Building a Structured Decision-Making Framework

To consistently apply behavioral insights, adopt a systematic framework. While many models exist, the following steps integrate bias awareness with analytical rigor.

  1. Define the problem clearly. Write down the decision you are facing in a single sentence. Avoid vague language. Frame the question neutrally without anchoring examples.
  2. Gather diverse data. Seek information from multiple sources, including those that challenge your assumptions. Use base rates (how often does this outcome occur in similar situations) as a starting point.
  3. Generate multiple alternatives. Avoid the binary trap of “do X or don’t do X.” Push for at least three viable options. Creativity in alternatives reduces the influence of anchoring.
  4. Evaluate using objective criteria. List the pros and cons for each alternative, but weight them by importance. Use a decision matrix if the choice involves multiple criteria (cost, time, risk, etc.).
  5. Choose and commit. Make the decision and communicate it clearly. Avoid second-guessing unless new and material evidence emerges.
  6. Review and learn. After the outcome is known, revisit your reasoning. If the result was poor but your process was sound, consider it a good decision with bad luck. If your process was flawed, identify which bias or omission caused the error.

This framework does not eliminate uncertainty, but it dramatically reduces the influence of psychological pitfalls. Over time, following it becomes second nature, and your typical decision quality will improve measurably.

Applying Behavioral Science in Business and Life

Investment and Financial Decisions

Investors frequently fall prey to overconfidence and loss aversion. A common mistake is overtrading, driven by the illusion of control. Behavioral finance recommends setting automatic investment plans and rebalancing on a fixed schedule, rather than reacting to market news. Study the work of Richard Thaler, whose insights on mental accounting and nudge theory have helped millions make better retirement savings choices. Read Nudge: Improving Decisions About Health, Wealth, and Happiness for practical applications.

Hiring and People Decisions

Interviews are notoriously poor predictors of job performance due to confirmation bias and the halo effect. Structure interviews by asking all candidates the same questions, scoring answers on a predefined scale. Collect multiple independent evaluations before discussing as a group to avoid groupthink. Use blind evaluations where possible (e.g., removing names, schools, and photos from resumes).

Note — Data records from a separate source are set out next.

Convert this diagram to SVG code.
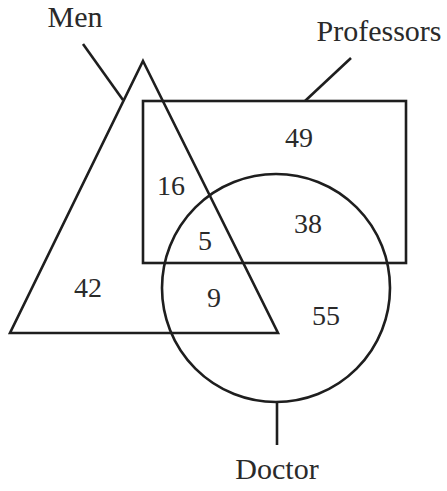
<svg xmlns="http://www.w3.org/2000/svg" width="447" height="491" viewBox="0 0 447 491">
<style>
.s{fill:none;stroke:#1e1e1e;stroke-width:2.6}
.n,.l{font-family:'Liberation Serif','Times New Roman',Times,'DejaVu Serif',serif;fill:#2a2a2a;text-anchor:middle}
.n{font-size:28px}
.l{font-size:30px}
</style>
<rect width="447" height="491" fill="#fff"/>
<g id="connectors">
<line class="s" x1="83" y1="44" x2="123" y2="100"/>
<line class="s" x1="351" y1="58" x2="305" y2="101"/>
<line class="s" x1="277" y1="402" x2="277" y2="445"/>
</g>
<g id="men">
<polygon class="s" points="143,61 278,333 10,333"/>
<text class="l" x="75" y="27">Men</text>
</g>
<g id="professors">
<rect class="s" x="143" y="101" width="263" height="162"/>
<text class="l" x="379" y="41">Professors</text>
</g>
<g id="doctor">
<circle class="s" cx="276" cy="288" r="114"/>
<text class="l" x="277" y="479">Doctor</text>
</g>
<g id="counts">
<text class="n" x="299" y="147">49</text>
<text class="n" x="171" y="195">16</text>
<text class="n" x="308" y="233">38</text>
<text class="n" x="205" y="250">5</text>
<text class="n" x="88" y="297">42</text>
<text class="n" x="214" y="307">9</text>
<text class="n" x="326" y="325">55</text>
</g>
</svg>
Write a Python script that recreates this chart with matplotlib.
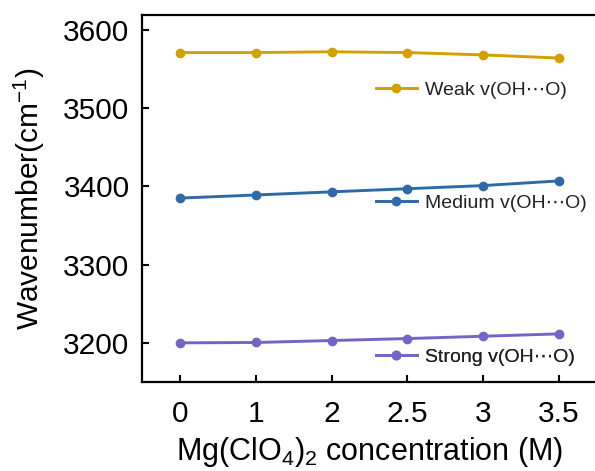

Health and Lifestyle Choices

Decisions about diet, exercise, and sleep are often made on autopilot. You can apply choice architecture by redesigning your environment: keep healthy snacks visible and processed foods out of sight; schedule workouts with a friend to leverage social commitment; use a sleep tracker to get objective feedback. The default effect is powerful—set defaults that support your goals (e.g., automatic transfer to savings, default portions on restaurant menus).

Strategic Business Decisions

Company leaders face complex decisions with incomplete data. Use scenario planning to consider multiple futures, and avoid the narrative fallacy—the tendency to weave a compelling story from limited facts. Encourage junior team members to speak first in meetings to prevent anchoring to senior opinions. Institute a red team process for all major strategic moves.

Conclusion: Embrace Your Human Mind

Behavioral science does not promise perfection; it offers a toolkit for doing better despite our inherent limitations. The goal is not to eliminate emotion or intuition—those are vital for creativity and speed—but to deploy them wisely. By learning to recognize when your brain is cutting corners, and by using structured strategies to compensate, you can make decisions that align more closely with your real goals and values.

Start small: pick one bias this week and watch for it in your daily choices. Introduce one technique, such as a pre-mortem, into your next important decision. As you practice, the mental muscle of deliberate thinking will strengthen. The best decision makers are not those with the highest IQ, but those who have learned to design their thinking process. Behavioral science lights the path—now it is up to you to walk it.